Original author: Joel Monegro, Partner at Placeholder

Original compilation: Luffy, Foresight News

Pioneers of new technologies must raise large amounts of capital to build infrastructure, which can lead to overinvestment and speculative bubbles. When these bubbles burst, weak businesses fail and market forces consolidate around industry leaders and their paradigms. Through this integration process, we can identify common elements in the application and separate them into standard modular components that can be open sourced or sold as separate services. These abstracted components make it easier to build more complex applications and enable a shift in cost structures from capex-led to opex-driven, allowing new products to be introduced faster and with lower startup costs. This model is now unfolding in the emerging Web3, where new modular technologies (such as Rollups) accelerate technology development and usher in an era of lean startup innovation.

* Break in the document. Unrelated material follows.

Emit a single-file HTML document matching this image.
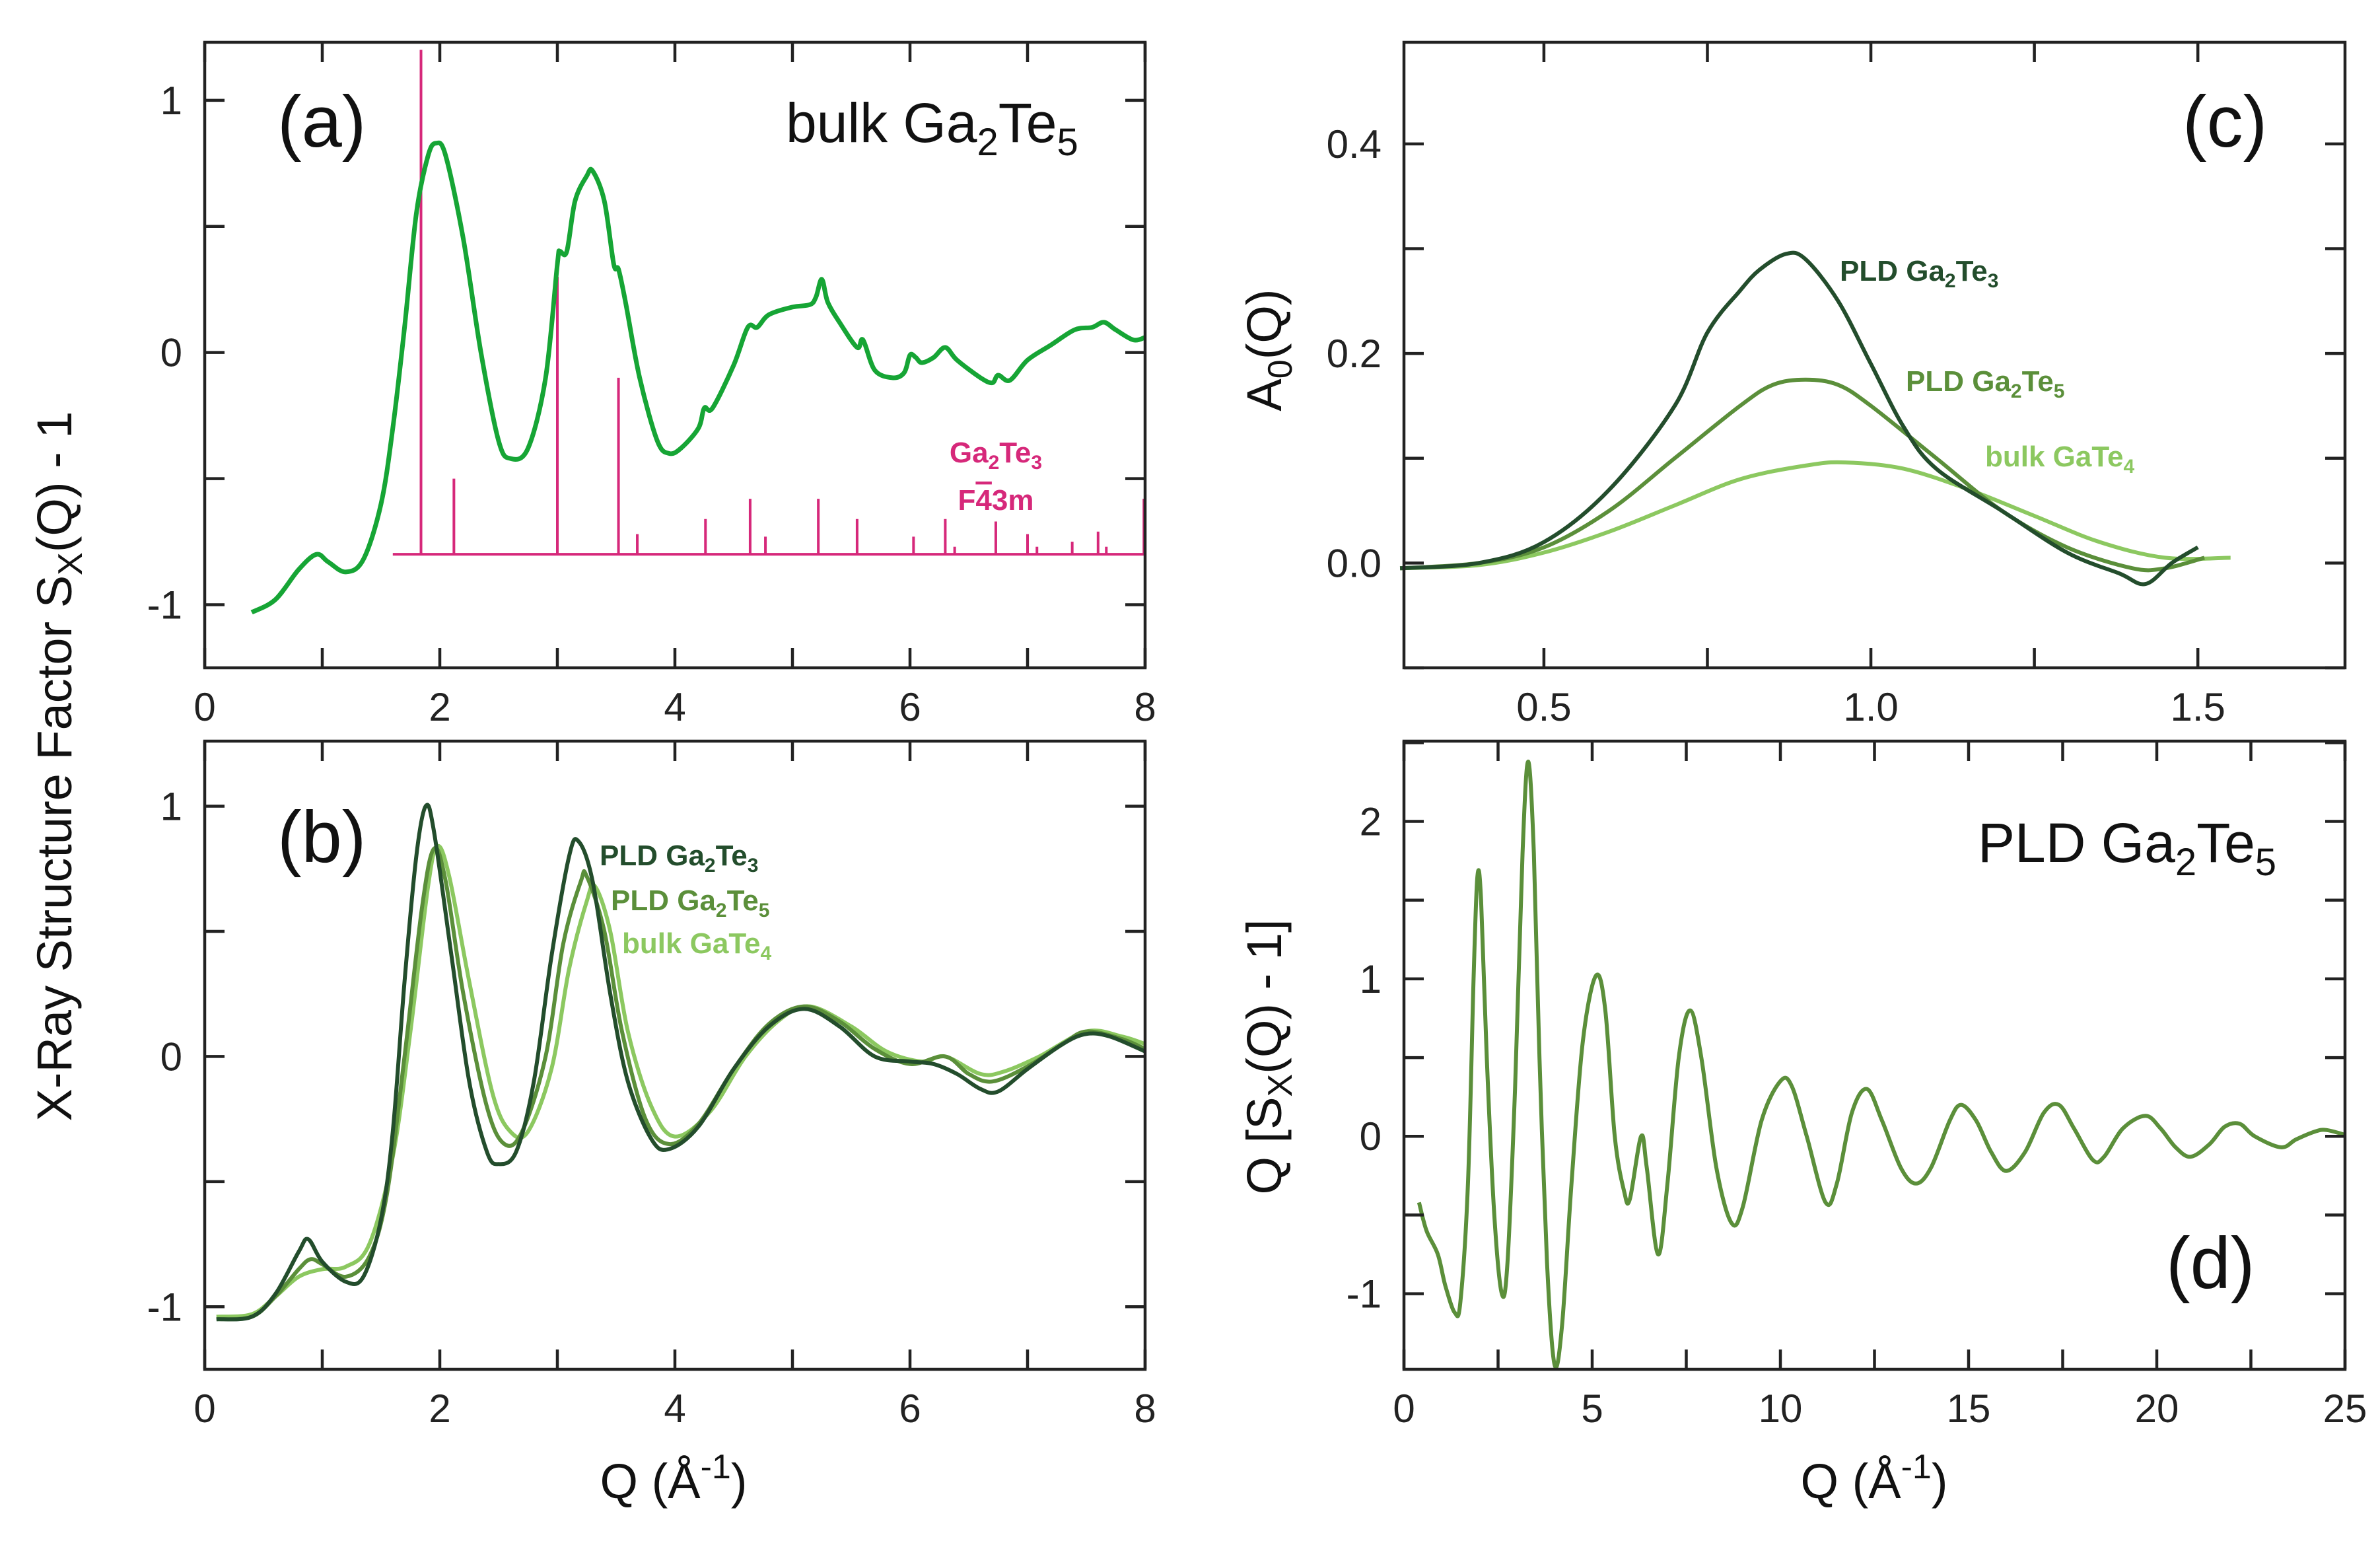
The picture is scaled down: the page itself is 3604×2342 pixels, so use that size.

Capital Expenditure vs. Operating Expenditure

As technology infrastructure becomes more standardized and widely available, it becomes more powerful and easier to use. But before that happened, early entrepreneurs had to invest heavily in building their own infrastructure before they could build and distribute their own applications, such as Edison inventing the electrical grid to help sell light bulbs or early internet startups deploying data centers to run web pages. As the market matures, the emergence of open standards and on-demand infrastructure services provides more efficient business models for companies that adopt them, because they do not need to spend as much time and money to bring products to market.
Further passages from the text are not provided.